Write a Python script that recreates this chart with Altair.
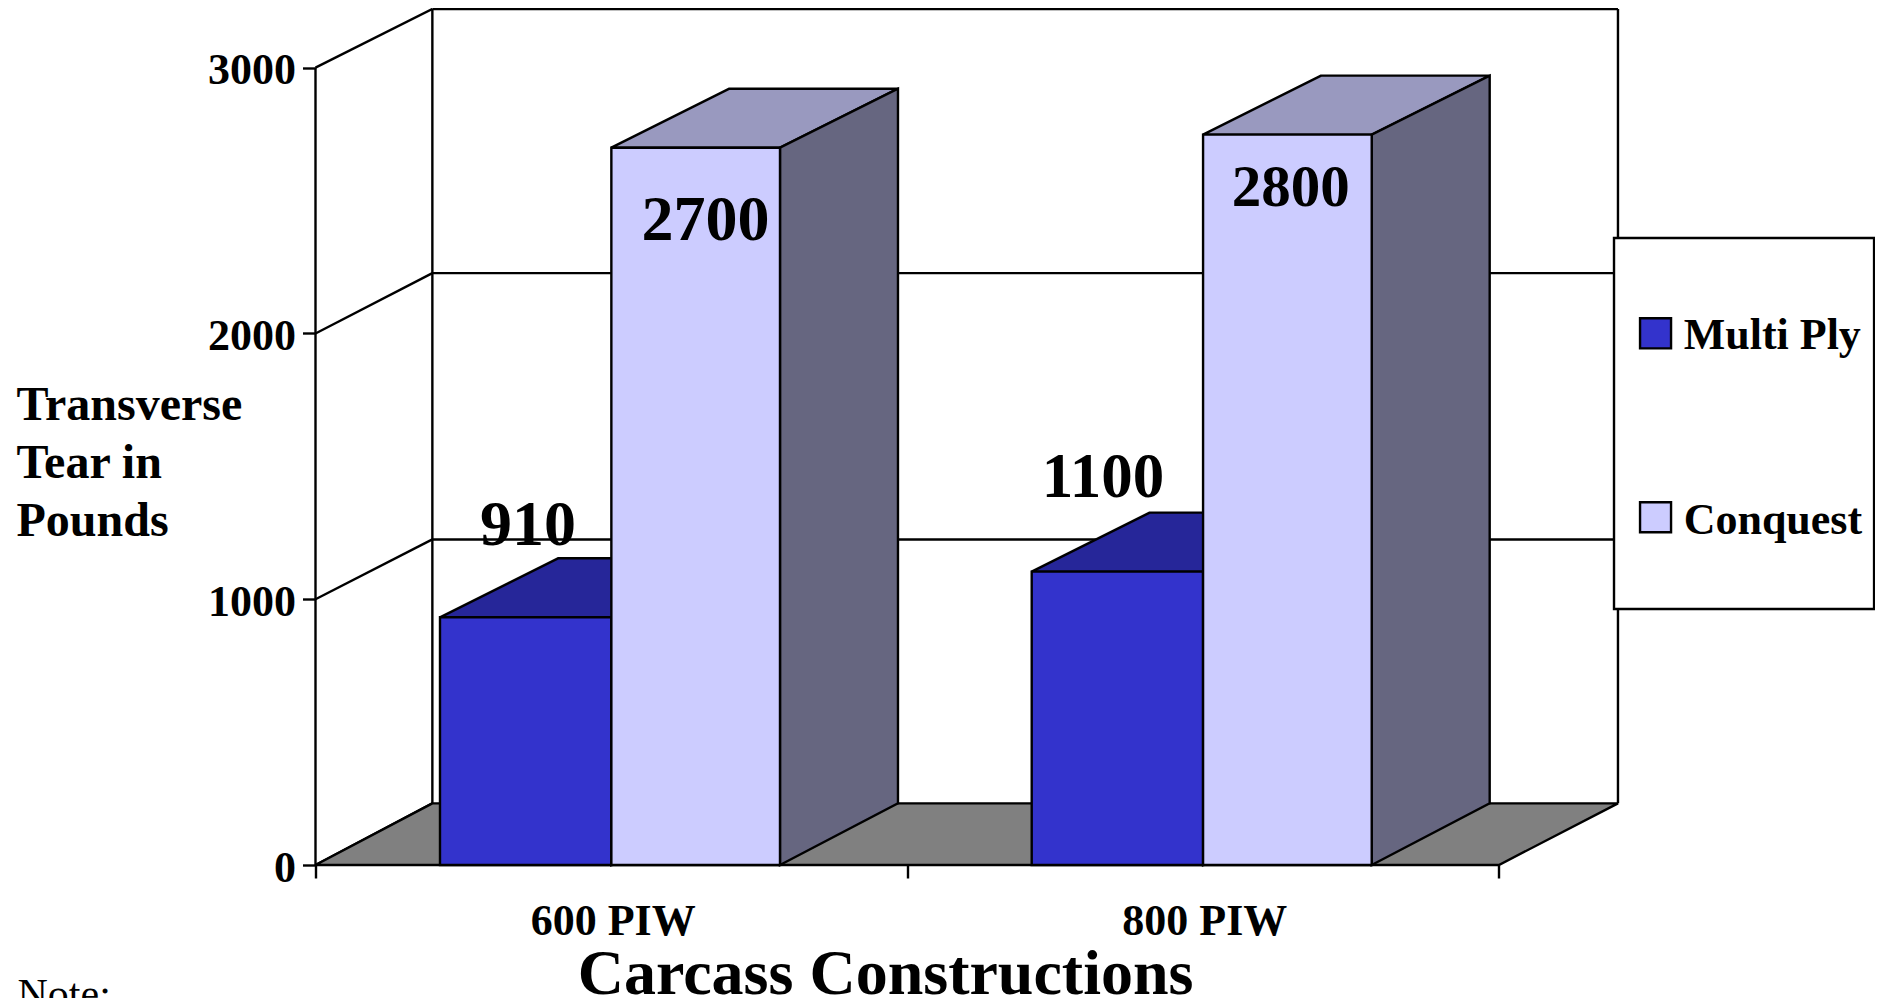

+ + +

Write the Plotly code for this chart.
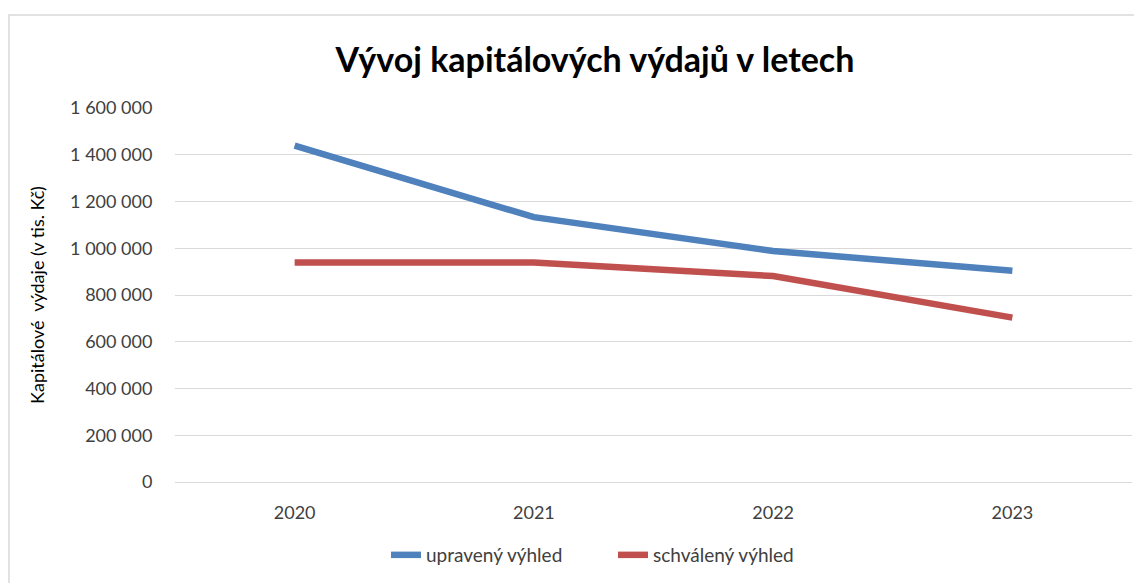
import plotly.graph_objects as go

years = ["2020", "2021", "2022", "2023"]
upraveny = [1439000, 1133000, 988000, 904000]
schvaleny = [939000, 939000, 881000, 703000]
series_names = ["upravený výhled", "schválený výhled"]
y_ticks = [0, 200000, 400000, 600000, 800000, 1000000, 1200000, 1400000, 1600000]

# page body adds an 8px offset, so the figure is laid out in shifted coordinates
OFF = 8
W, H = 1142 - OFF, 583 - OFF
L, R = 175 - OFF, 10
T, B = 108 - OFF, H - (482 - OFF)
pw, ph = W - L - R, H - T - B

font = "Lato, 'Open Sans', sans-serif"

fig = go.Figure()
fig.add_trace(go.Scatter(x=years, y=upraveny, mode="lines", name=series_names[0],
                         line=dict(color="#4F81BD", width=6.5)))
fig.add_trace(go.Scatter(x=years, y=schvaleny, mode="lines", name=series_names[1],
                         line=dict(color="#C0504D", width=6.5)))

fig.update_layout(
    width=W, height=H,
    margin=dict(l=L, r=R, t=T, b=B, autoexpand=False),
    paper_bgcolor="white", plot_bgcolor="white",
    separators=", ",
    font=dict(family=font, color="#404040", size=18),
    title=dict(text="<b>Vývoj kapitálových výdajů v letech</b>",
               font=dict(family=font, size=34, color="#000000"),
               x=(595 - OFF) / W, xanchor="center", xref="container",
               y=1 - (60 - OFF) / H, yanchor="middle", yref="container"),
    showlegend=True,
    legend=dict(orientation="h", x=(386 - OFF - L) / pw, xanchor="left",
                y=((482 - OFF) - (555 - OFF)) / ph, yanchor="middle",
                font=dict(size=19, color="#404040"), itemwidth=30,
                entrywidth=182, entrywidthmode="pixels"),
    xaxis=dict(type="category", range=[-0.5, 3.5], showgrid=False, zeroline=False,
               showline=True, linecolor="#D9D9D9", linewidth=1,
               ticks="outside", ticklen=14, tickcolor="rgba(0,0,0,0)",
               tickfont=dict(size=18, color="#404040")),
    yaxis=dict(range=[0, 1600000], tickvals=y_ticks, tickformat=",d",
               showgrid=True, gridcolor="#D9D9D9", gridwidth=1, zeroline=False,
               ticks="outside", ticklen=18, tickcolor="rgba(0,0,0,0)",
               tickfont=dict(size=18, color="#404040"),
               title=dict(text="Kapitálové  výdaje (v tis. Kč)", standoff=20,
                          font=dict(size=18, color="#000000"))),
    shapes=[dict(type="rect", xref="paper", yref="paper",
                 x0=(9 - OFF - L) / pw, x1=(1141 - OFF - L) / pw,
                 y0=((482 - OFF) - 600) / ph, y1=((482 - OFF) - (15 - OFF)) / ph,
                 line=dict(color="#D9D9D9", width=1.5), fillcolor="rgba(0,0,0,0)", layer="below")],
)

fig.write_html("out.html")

+ + +

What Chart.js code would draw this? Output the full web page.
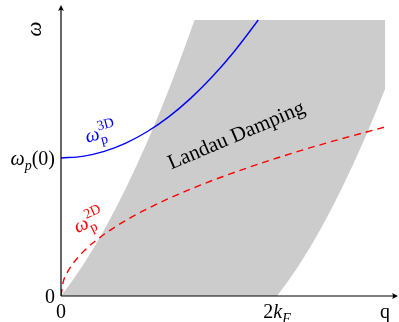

+ + +

INSTRUCTIONS TO FOLLOW
Pull out every line in the material above where "page" occurs.

FULL ANSWER
# page body adds an 8px offset, so the figure is laid out in shifted coordinates
What Chart.js code would draw this? Output the full web page.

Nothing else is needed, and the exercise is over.